A ce stade, les professionnels du bâtiment, dont les fédérations ont été reçues mardi 17 mars 2020 après-midi par les ministères concernés, déplorent ne pas être suffisamment entendus et fustigent le manque de clarté des mesures annoncées. Une suspension officielle des travaux est demandée (voir ci-dessous).

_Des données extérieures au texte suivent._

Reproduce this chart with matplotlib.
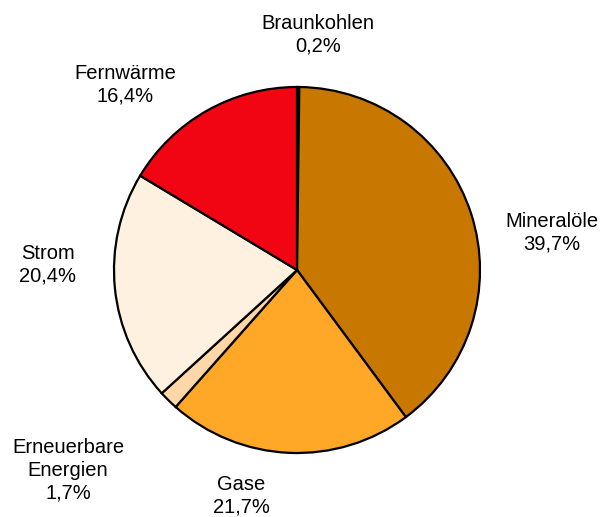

Th. Lajoie : « Les questions de solidarité économique se posent de la même façon que pour les personnes »

Thierry Lajoie. © Jgp

« GPA est au travail », rappelle en préambule le directeur général de Grand Paris aménagement (GPA). Les 220 salariés bénéficient déjà d’un accord collectif régissant le télétravail. Des règles permettant un « télétravail accentué », lorsque les transports en commun sont perturbés. Si les locaux de l’aménageur sont fermés depuis l’annonce des mesures de confinement, le workflow n’est en rien interrompu ni freiné, à l’image du « comex » qui se réunit chaque matin à 9h30 par visioconférence. « Notre commission des marchés se réunit également comme à l’accoutumée, mais de façon dématérialisée », indique l’aménageur. Concernant les travaux en cours, Thierry Lajoie indique que si Grand Paris aménagement n’a pas, à ce stade, pris l’initiative de suspendre des chantiers, il est « à l’écoute des entreprises, avec la bienveillance pour mot d’ordre ». « Si une entreprise souhaite se mettre en chômage partiel, ou revoir le calendrier de réalisation, nous l’écoutons, assure le directeur général. Nous évoluons dans le secteur de l’immobilier qui fonctionne beaucoup sur la confiance, dans une période qui n’est pas propice à la commercialisation, poursuit-il. Mais pour nous, les questions de solidarité économique se posent de la même façon que pour les personnes. »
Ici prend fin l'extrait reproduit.